**** DATA EXCERPTS ****

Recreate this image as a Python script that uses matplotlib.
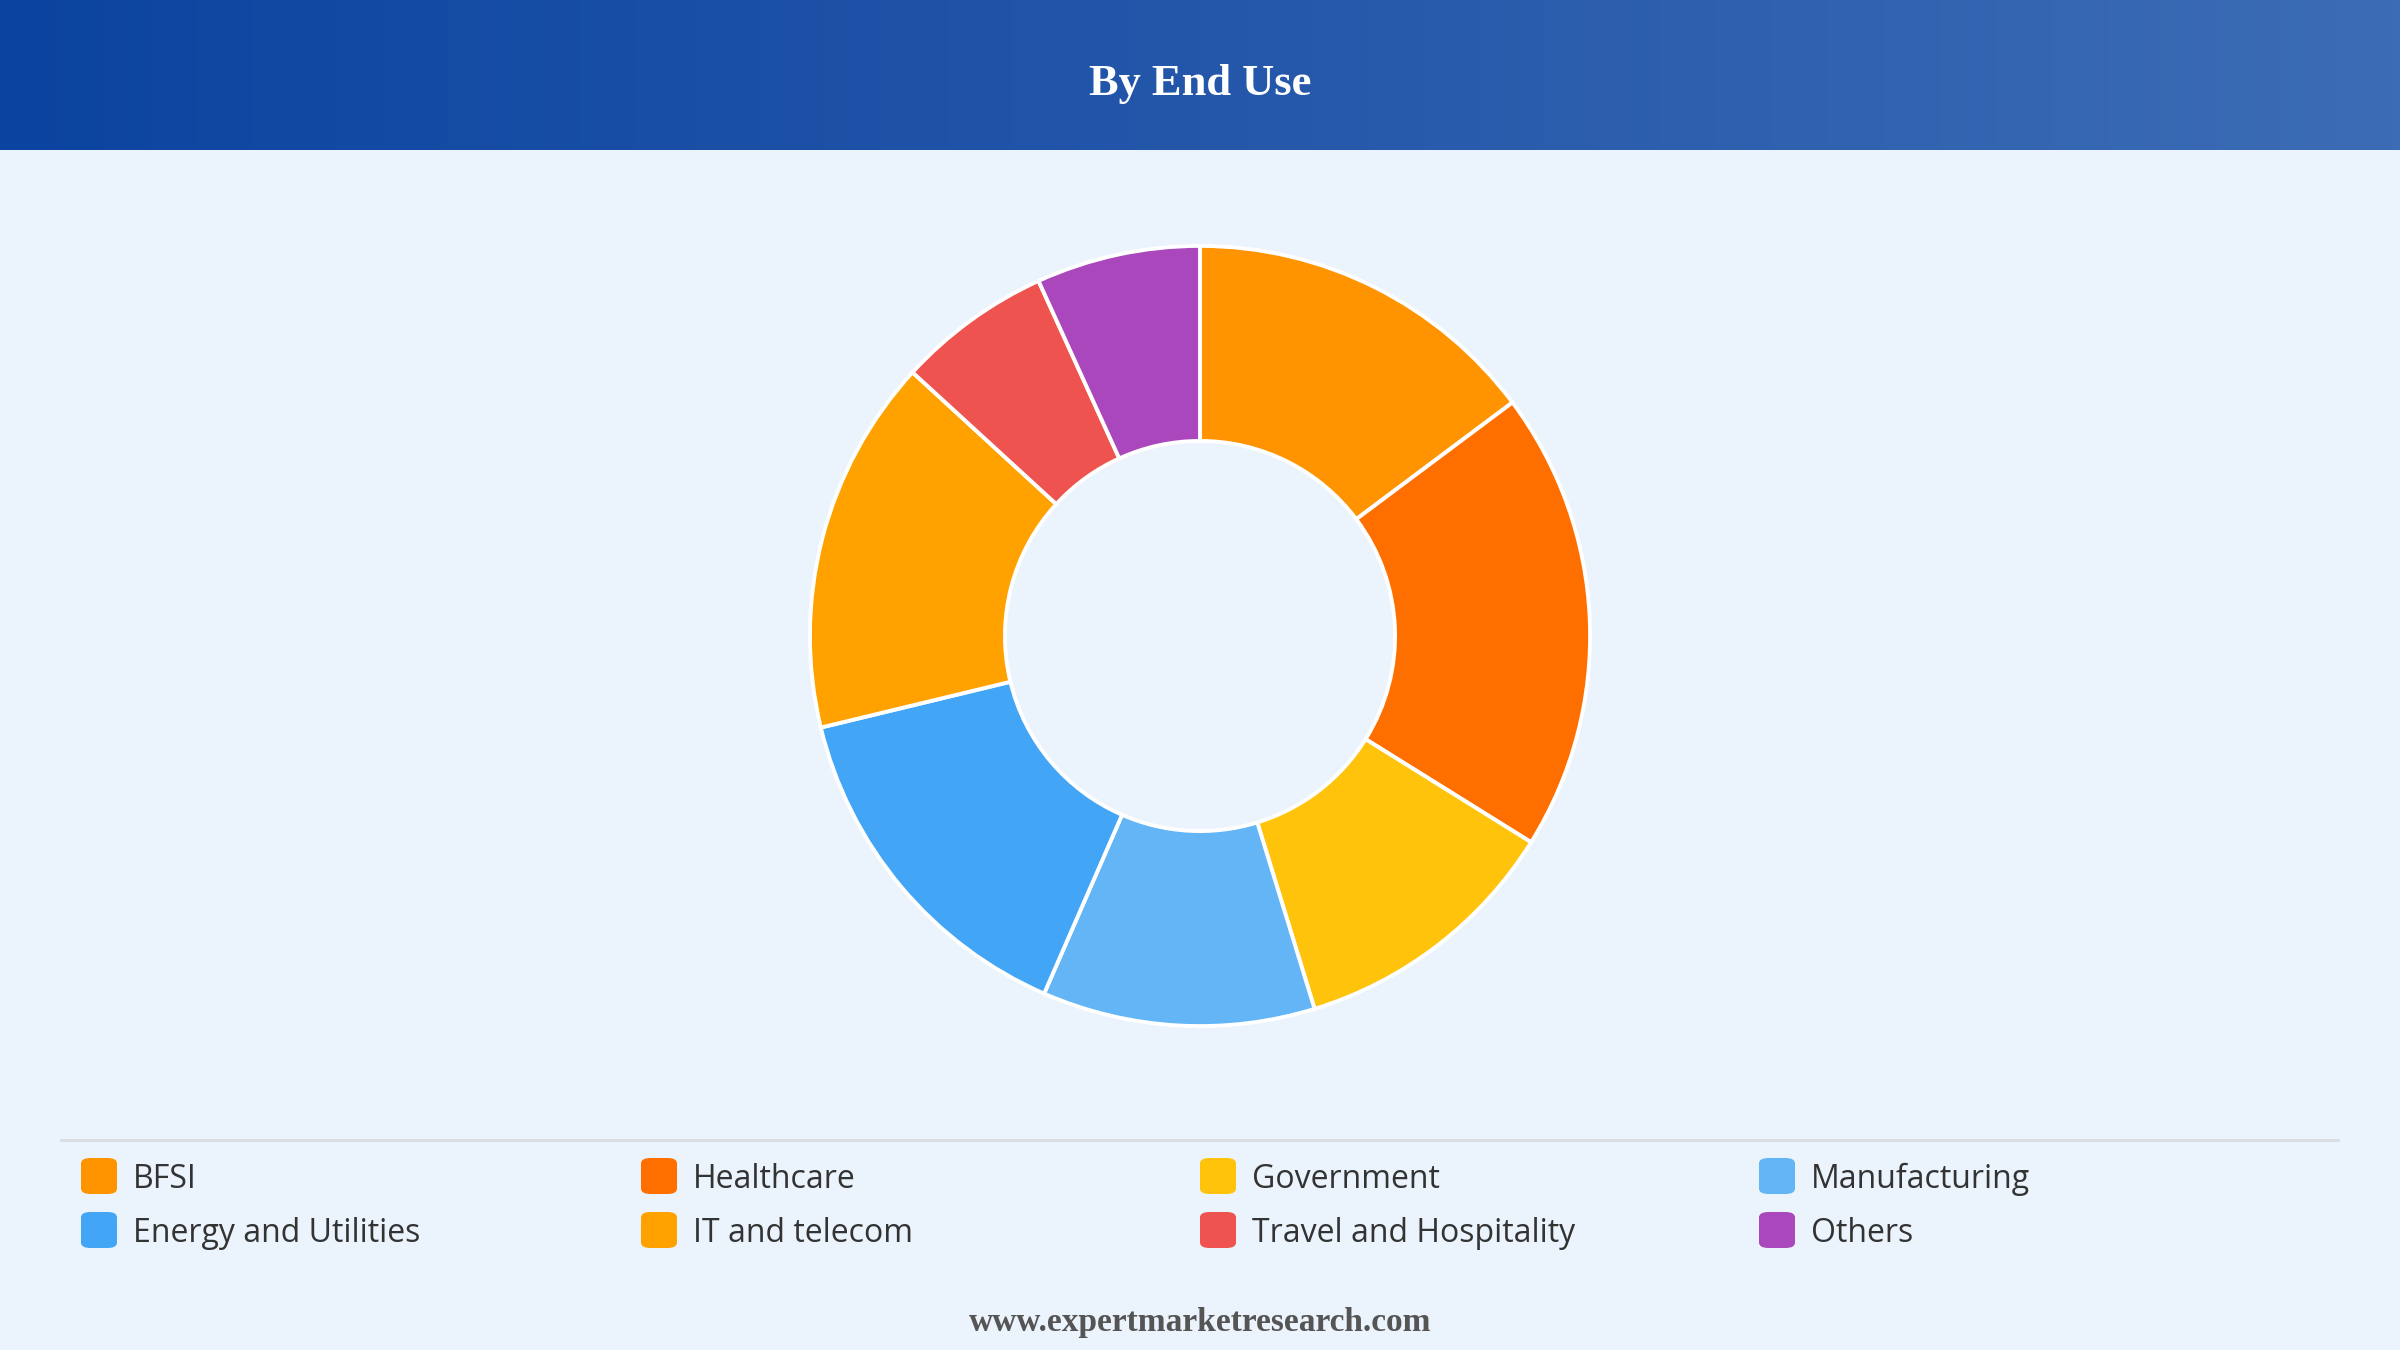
import numpy as np
import matplotlib.pyplot as plt
from matplotlib.patches import FancyBboxPatch
from matplotlib.lines import Line2D
from matplotlib.colors import LinearSegmentedColormap

labels = ['BFSI', 'Healthcare', 'Government', 'Manufacturing',
          'Energy and Utilities', 'IT and telecom', 'Travel and Hospitality', 'Others']
shares = [14.8, 19.1, 11.4, 11.3, 14.7, 15.6, 6.4, 6.8]
colors = ['#FF9300', '#FF6F00', '#FFC30B', '#64B5F6',
          '#42A5F5', '#FFA200', '#EF5350', '#AB47BC']

W, H = 2400, 1350
bg = '#EBF3FC'

fig = plt.figure(figsize=(24, 13.5), dpi=100, facecolor=bg)

# header band with horizontal gradient
hdr_h = 150
hax = fig.add_axes([0, 1 - hdr_h / H, 1, hdr_h / H])
grad = np.linspace(0, 1, 256).reshape(1, -1)
cmap = LinearSegmentedColormap.from_list('hdr', ['#0B44A0', '#2457AA', '#3C6CB5'])
hax.imshow(grad, aspect='auto', cmap=cmap, extent=[0, 1, 0, 1])
hax.set_axis_off()
fig.text(0.5, 1 - 84 / H, 'By End Use', ha='center', va='center', color='white',
         fontsize=32, fontweight='bold', family='Liberation Serif')

# donut
cx, cy, R = 1200, 636, 394
ax = fig.add_axes([(cx - R) / W, 1 - (cy + R) / H, 2 * R / W, 2 * R / H])
ax.pie(shares, colors=colors, startangle=90, counterclock=False, radius=1,
       wedgeprops=dict(width=0.5, edgecolor='white', linewidth=2.8))
ax.set_xlim(-1.01, 1.01)
ax.set_ylim(-1.01, 1.01)
ax.set_axis_off()

# separator line above legend
fig.add_artist(Line2D([61 / W, 2338 / W], [1 - 1140 / H] * 2, color='#DADDE2', lw=2.2))

# legend, 4 columns x 2 rows
col_x = [81, 641, 1200, 1759]
row_y = [1176, 1230]
sq = 36
for i, (lab, c) in enumerate(zip(labels, colors)):
    x = col_x[i % 4]
    y = row_y[i // 4]
    box = FancyBboxPatch((x / W, 1 - (y + sq / 2) / H), sq / W, sq / H,
                         boxstyle='round,pad=0,rounding_size=0.004',
                         transform=fig.transFigure, facecolor=c, edgecolor='none')
    fig.add_artist(box)
    fig.text((x + 52) / W, 1 - (y + 3) / H, lab, ha='left', va='center',
             fontsize=23, color='#333333', family='Open Sans')

fig.text(0.5, 1 - 1323 / H, 'www.expertmarketresearch.com', ha='center', va='center',
         fontsize=24, fontweight='bold', color='#555555', family='Liberation Serif')

fig.savefig('out.png', dpi=100, facecolor=bg)
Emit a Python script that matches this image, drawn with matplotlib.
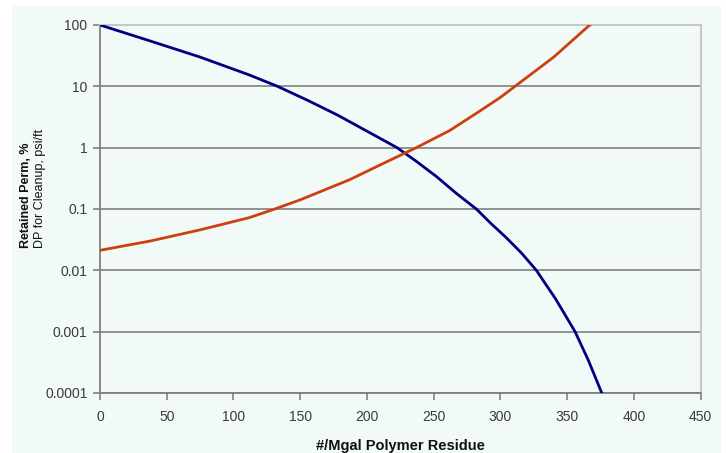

****

- GOAL
Exactly as written, repeat the lines from the beginning of the entries up to and including the line with "fig = plt.figure(figsize=(24, 13.5), dpi=100, facecolor=bg)", but not the pictures.

- TASK RESULT
Recreate this image as a Python script that uses matplotlib.
import numpy as np
import matplotlib.pyplot as plt
from matplotlib.patches import FancyBboxPatch
from matplotlib.lines import Line2D
from matplotlib.colors import LinearSegmentedColormap

labels = ['BFSI', 'Healthcare', 'Government', 'Manufacturing',
          'Energy and Utilities', 'IT and telecom', 'Travel and Hospitality', 'Others']
shares = [14.8, 19.1, 11.4, 11.3, 14.7, 15.6, 6.4, 6.8]
colors = ['#FF9300', '#FF6F00', '#FFC30B', '#64B5F6',
          '#42A5F5', '#FFA200', '#EF5350', '#AB47BC']

W, H = 2400, 1350
bg = '#EBF3FC'

fig = plt.figure(figsize=(24, 13.5), dpi=100, facecolor=bg)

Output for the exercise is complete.